» GIVEN TASK:
Write out every line of the material as it stands, apart from the pictures.

» SUPPLIED INFORMATION:
■ ■ ■ ■ ■
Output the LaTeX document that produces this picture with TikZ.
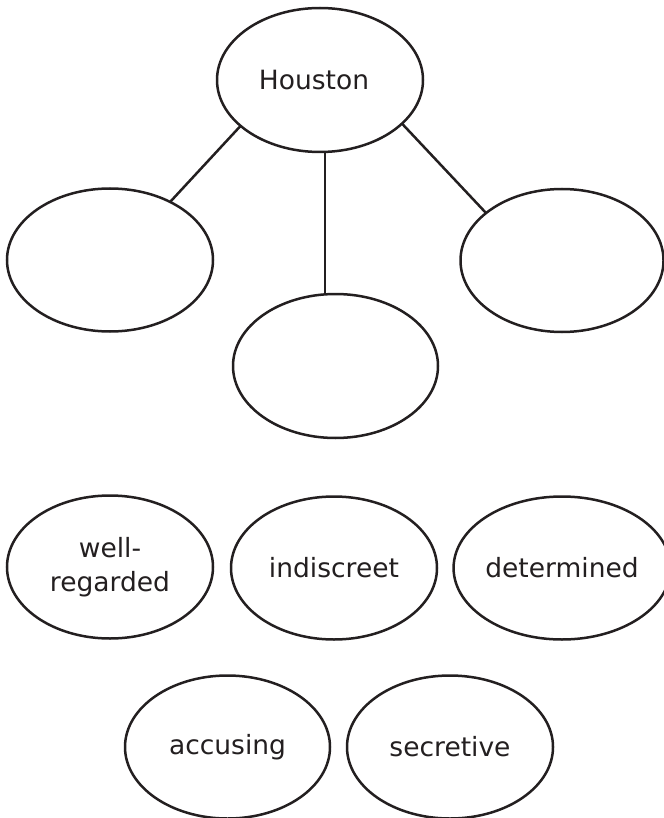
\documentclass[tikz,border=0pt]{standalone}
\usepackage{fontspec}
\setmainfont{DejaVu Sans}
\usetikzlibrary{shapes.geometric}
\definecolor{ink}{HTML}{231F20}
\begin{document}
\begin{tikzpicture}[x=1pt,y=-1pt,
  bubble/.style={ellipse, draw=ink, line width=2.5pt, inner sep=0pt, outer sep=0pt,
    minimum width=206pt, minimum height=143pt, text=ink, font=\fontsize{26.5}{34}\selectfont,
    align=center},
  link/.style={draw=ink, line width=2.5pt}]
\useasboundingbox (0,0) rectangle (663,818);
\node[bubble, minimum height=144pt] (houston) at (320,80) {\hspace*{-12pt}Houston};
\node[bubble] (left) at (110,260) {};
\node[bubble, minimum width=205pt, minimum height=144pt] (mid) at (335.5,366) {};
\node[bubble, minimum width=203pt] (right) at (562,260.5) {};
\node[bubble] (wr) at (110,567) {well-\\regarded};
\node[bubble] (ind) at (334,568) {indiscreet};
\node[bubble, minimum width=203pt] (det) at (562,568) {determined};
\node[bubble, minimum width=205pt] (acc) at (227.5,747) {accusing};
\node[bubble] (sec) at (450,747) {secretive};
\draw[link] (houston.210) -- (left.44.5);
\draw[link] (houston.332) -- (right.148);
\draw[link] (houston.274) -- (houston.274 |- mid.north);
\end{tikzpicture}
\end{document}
■ ■ ■ ■ ■
» SOLUTION:
Output the LaTeX document that produces this picture with TikZ.
\documentclass[tikz,border=0pt]{standalone}
\usepackage{fontspec}
\setmainfont{DejaVu Sans}
\usetikzlibrary{shapes.geometric}
\definecolor{ink}{HTML}{231F20}
\begin{document}
\begin{tikzpicture}[x=1pt,y=-1pt,
  bubble/.style={ellipse, draw=ink, line width=2.5pt, inner sep=0pt, outer sep=0pt,
    minimum width=206pt, minimum height=143pt, text=ink, font=\fontsize{26.5}{34}\selectfont,
    align=center},
  link/.style={draw=ink, line width=2.5pt}]
\useasboundingbox (0,0) rectangle (663,818);
\node[bubble, minimum height=144pt] (houston) at (320,80) {\hspace*{-12pt}Houston};
\node[bubble] (left) at (110,260) {};
\node[bubble, minimum width=205pt, minimum height=144pt] (mid) at (335.5,366) {};
\node[bubble, minimum width=203pt] (right) at (562,260.5) {};
\node[bubble] (wr) at (110,567) {well-\\regarded};
\node[bubble] (ind) at (334,568) {indiscreet};
\node[bubble, minimum width=203pt] (det) at (562,568) {determined};
\node[bubble, minimum width=205pt] (acc) at (227.5,747) {accusing};
\node[bubble] (sec) at (450,747) {secretive};
\draw[link] (houston.210) -- (left.44.5);
\draw[link] (houston.332) -- (right.148);
\draw[link] (houston.274) -- (houston.274 |- mid.north);
\end{tikzpicture}
\end{document}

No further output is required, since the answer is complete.